O çocuğun orada ne işi var?
Başlıktaki soruyu tüm samimiyetimle soruyorum. Öyle kinaye falan değil yaptığım. Tamamen sorudur sorduğum.. Biri Allah aşkına cevap versin. 13 yaşında bir çocuk öldü Silopi’nin Cudi mahallesinde. Dondurmacı Doğan 13 yaşındaydı.. Babası, öldüğünü duyduğunda Doğan için; “Evimin direği gitti” dedi. Dondurma satarak 6 kardeşine bakıyordu Doğan. Kafasına gaz bombası çarptı. Cenazesi “şehid Namırın” diyerek kaldırıldı, sarı-kırmızı-yeşil bez parçalarıyla.. Onu 13 yaşında elinde taşla saldırtan güç, cansız bedeni üzerinden de propaganda yapmaya devam ediyordu. Ne anası anlayıp tepki koyabildi ne babası müdahale edebildi bu duruma.
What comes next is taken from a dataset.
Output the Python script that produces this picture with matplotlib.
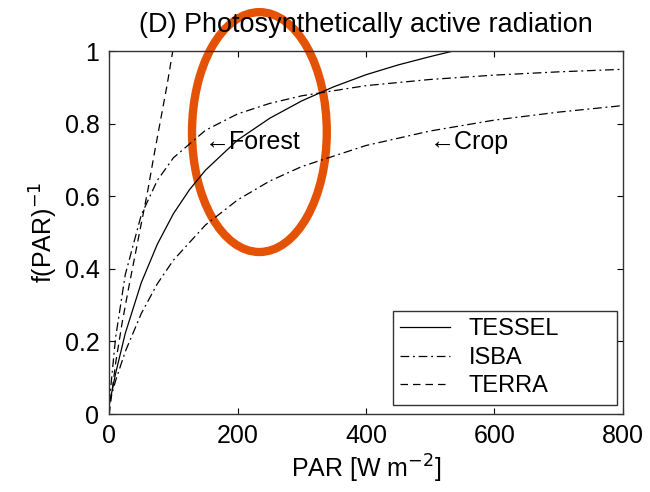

Oysa birinin çıkıp demesi lazımdı ki; “Oğluşumun cenazesini nasıl terör örgütü propagandası haline getirirsiniz?”.. Bu soruyu sormak için de geç kaldı aile. Elinde taş yüzünde maskeyle polise saldırırken kurtaramamışsın çocuğu, cenazesine nasıl sahip çıkacaksın ki? Daha korkuncunu söyleyeyim size. Doğan’ın ölmesini fırsat bilen alçaklar bir eylem daha tertipledi. Yine Silopi’de. Bu defa 8 yaşındaki Zeynep’in başına göz bombasının kovanı çarptı. Bereket hafif yaralandı Zeynep Kız.
¥
Bu oyunu kim kuruyorsa kursun Kürt yurttaşlarımızın bozmak boynunun borcudur. Yıllar evvel sistemin içinde birileri aşağılık kararlar almış ve insanlık dışı metotlarla Kürt yurttaşımın canını yakmış olabilir. Hiç kimse hiçbir şeyi inkar etmiyor zaten. Ne dışkı yedirmeleri ne köy yakmaları ne de kayıpları. Bugünkü iktidar her türlü engellemelere, darbe girişimlerine, acımasız tehditlere rağmen bu sistemin düşük çocuklarını yargı önüne çıkarıp hesabını soruyor. Bunu iyi görmek lazım.
¥
Size yol yordam öğreten, yön veren, akıl veren adamlar çocuklarınızı polis panzerinin önüne atıyorlar, kendileri kenardan ellerini ovuşturarak izliyorlar olanı biteni. Silvan’ın emrini verenler de, Zeytinburnu’nu savaş alanına çevirenler de, Zeytinburnu bahanesiyle Silopi’yi karıştıranlar da viskileri ellerinde film izler gibi izliyor yaşananları. Ama 13 yaşındaki dondurmacı Doğan ölüyor bu arada. Bu oyunu görün artık. Sorgulayın örgütün sizin için ne istediğini. Sizin hangi hakkınız için pazarlık yaptığını sorgulayın. Siz Silopi’de ölürken PKK, Öcalan’ın serbest bırakılmasından başka bir şey istiyor mu? Sizin için ne istiyor arkadaş? Eğitim hakkı mı, dil ve kültür hakkı mı? İş mi, ekmek mi? Ne istiyor?.. Sadece Öcalan’ın serbest kalmasını istiyor. Siz ise 13 yaşındaki bebenizin bu kavgada ölmesini görmezden geliyorsunuz.
¥
Yukarıda sözünü ettiğim hesaplaşma, özellikle Ergenekon ve Balyoz davaları üzerinden sürüyor. Faili meçhul cinayetlerden terörle mücadele adı altında yapılan keyfi uygulamalara kadar onlarca konu şu anda yargıda. Bu suçlamaya muhatap kalanların önemli bir kısmı tutuklu yargılanıyor. Yine önemli bir kısmının da ağır cezalar alacağına kuşku yok. Ama yıllardır sizin haklarınızı savunduğunu söyleyen PKK ile bu yapılar arasında da hatırı sayılır bir ilişki olduğunu artık biliyorsunuzdur. (En son Silvan hadisesi bile bunun apaçık bir örneği.. Reşadiye, Bingöl’deki 33 Er meselesi, Dağlıca, Aktütün... Çok sayarım) Allah aşkına, kimin peşinden gittiğinize bir dönüp bakın. Bakın çocuklarınız, çocuklarımız neden ölüyor? Bakın bakalım sizin çocuğunuz, onlar için ne kadar önemli.. Kalın sağlıcakla.